→ Task description
Write out the whole listing again, exactly as given.

→ Supplied material
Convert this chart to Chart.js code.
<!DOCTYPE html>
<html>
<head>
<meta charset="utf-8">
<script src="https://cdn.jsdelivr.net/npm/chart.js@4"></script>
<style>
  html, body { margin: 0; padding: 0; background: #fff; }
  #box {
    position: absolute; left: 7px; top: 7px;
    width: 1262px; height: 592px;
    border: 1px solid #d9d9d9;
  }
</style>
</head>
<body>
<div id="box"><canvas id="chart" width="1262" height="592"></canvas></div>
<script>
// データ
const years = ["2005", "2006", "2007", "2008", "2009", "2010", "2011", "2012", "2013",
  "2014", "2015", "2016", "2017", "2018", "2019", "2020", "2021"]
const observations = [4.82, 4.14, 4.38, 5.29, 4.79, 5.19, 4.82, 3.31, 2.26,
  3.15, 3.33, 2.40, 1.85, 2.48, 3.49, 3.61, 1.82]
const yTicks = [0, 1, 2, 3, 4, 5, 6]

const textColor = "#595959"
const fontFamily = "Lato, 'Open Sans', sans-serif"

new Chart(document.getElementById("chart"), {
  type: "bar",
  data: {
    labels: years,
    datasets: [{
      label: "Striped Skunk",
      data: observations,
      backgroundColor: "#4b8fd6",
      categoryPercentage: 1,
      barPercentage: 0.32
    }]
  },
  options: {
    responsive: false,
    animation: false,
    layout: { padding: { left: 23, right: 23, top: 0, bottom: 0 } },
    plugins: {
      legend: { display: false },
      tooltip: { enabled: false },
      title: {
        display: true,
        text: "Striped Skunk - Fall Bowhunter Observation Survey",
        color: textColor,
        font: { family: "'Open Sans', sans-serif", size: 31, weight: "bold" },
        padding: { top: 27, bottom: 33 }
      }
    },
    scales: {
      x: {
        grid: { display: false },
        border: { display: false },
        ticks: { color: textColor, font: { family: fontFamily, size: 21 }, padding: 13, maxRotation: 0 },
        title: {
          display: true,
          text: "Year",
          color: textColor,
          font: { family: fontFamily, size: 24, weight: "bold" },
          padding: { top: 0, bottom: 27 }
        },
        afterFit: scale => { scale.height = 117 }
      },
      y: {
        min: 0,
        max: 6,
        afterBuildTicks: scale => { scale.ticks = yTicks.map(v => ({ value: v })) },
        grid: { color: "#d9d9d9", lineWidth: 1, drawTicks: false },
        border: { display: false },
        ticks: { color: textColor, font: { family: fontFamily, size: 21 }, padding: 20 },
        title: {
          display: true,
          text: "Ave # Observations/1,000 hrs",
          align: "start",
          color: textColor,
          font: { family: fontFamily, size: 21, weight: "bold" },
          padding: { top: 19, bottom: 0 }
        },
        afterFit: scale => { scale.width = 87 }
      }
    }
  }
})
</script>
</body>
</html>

→ Complete answer
Convert this chart to Chart.js code.
<!DOCTYPE html>
<html>
<head>
<meta charset="utf-8">
<script src="https://cdn.jsdelivr.net/npm/chart.js@4"></script>
<style>
  html, body { margin: 0; padding: 0; background: #fff; }
  #box {
    position: absolute; left: 7px; top: 7px;
    width: 1262px; height: 592px;
    border: 1px solid #d9d9d9;
  }
</style>
</head>
<body>
<div id="box"><canvas id="chart" width="1262" height="592"></canvas></div>
<script>
// データ
const years = ["2005", "2006", "2007", "2008", "2009", "2010", "2011", "2012", "2013",
  "2014", "2015", "2016", "2017", "2018", "2019", "2020", "2021"]
const observations = [4.82, 4.14, 4.38, 5.29, 4.79, 5.19, 4.82, 3.31, 2.26,
  3.15, 3.33, 2.40, 1.85, 2.48, 3.49, 3.61, 1.82]
const yTicks = [0, 1, 2, 3, 4, 5, 6]

const textColor = "#595959"
const fontFamily = "Lato, 'Open Sans', sans-serif"

new Chart(document.getElementById("chart"), {
  type: "bar",
  data: {
    labels: years,
    datasets: [{
      label: "Striped Skunk",
      data: observations,
      backgroundColor: "#4b8fd6",
      categoryPercentage: 1,
      barPercentage: 0.32
    }]
  },
  options: {
    responsive: false,
    animation: false,
    layout: { padding: { left: 23, right: 23, top: 0, bottom: 0 } },
    plugins: {
      legend: { display: false },
      tooltip: { enabled: false },
      title: {
        display: true,
        text: "Striped Skunk - Fall Bowhunter Observation Survey",
        color: textColor,
        font: { family: "'Open Sans', sans-serif", size: 31, weight: "bold" },
        padding: { top: 27, bottom: 33 }
      }
    },
    scales: {
      x: {
        grid: { display: false },
        border: { display: false },
        ticks: { color: textColor, font: { family: fontFamily, size: 21 }, padding: 13, maxRotation: 0 },
        title: {
          display: true,
          text: "Year",
          color: textColor,
          font: { family: fontFamily, size: 24, weight: "bold" },
          padding: { top: 0, bottom: 27 }
        },
        afterFit: scale => { scale.height = 117 }
      },
      y: {
        min: 0,
        max: 6,
        afterBuildTicks: scale => { scale.ticks = yTicks.map(v => ({ value: v })) },
        grid: { color: "#d9d9d9", lineWidth: 1, drawTicks: false },
        border: { display: false },
        ticks: { color: textColor, font: { family: fontFamily, size: 21 }, padding: 20 },
        title: {
          display: true,
          text: "Ave # Observations/1,000 hrs",
          align: "start",
          color: textColor,
          font: { family: fontFamily, size: 21, weight: "bold" },
          padding: { top: 19, bottom: 0 }
        },
        afterFit: scale => { scale.width = 87 }
      }
    }
  }
})
</script>
</body>
</html>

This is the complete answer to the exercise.